Venendo alla prima tentazione, nel suo insieme mi pare che ci dica inesorabilmente, che la grande tentazione sta nell’illusione di ridurre la nostra “fame umana” ad un bisogno semplicemente di pane, ovvero di beni materiali. Con l’ancor più tragica illusione che, aumentando i beni materiali, sazieremo la “fame dell’umanità”.
La seconda tentazione mi pare sia tornata improvvisamente di moda con l’aumento esponenziale dell’irresponsabilità generale di fronte alla Vita ed alle sue Leggi inesorabili. La nostra tragica situazione è che, mentre le scoperte scientifiche ci buttano in faccia l’impatto delle nostre scelte quotidiane sulla vita del Pianeta Terra, contemporaneamente abbassiamo la soglia della nostra responsabilità e del nostro agire virtuoso. Simbolicamente mi pare che il famoso detto “Tanto qualche santo ci penserà” sia diventato la filosofia di vita oggi dominante. Ma oggi Gesù ci sta dicendo che il Padre non sembra disposto ad avvallarla.

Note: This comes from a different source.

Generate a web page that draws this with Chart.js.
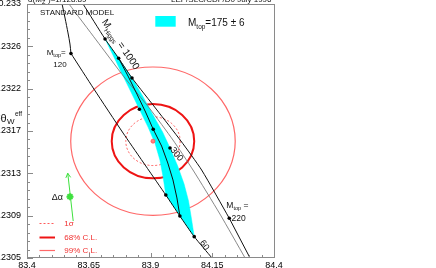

Infine, la terza intramontabile tentazione, che non riguarda semplicemente il potere politico, è la tentazione di poter trasformare il mondo attraverso il potere, più o meno legittimo. Solo avendo in mano le leve del potere, si può cambiare il mondo, pensa l’uomo senza Cristo. Il gran rifiuto di Gesù sancisce definitivamente il carattere illusorio di questa prospettiva. Contemporaneamente la Sua dedizione incondizionata, fino alla Croce, al Bene ed alla Giustizia ci dicono che questa è l’area di “nostra competenza”, se vogliamo contribuire a migliorare la vita sulla Terra.
E allora… buona conversione per tutti noi!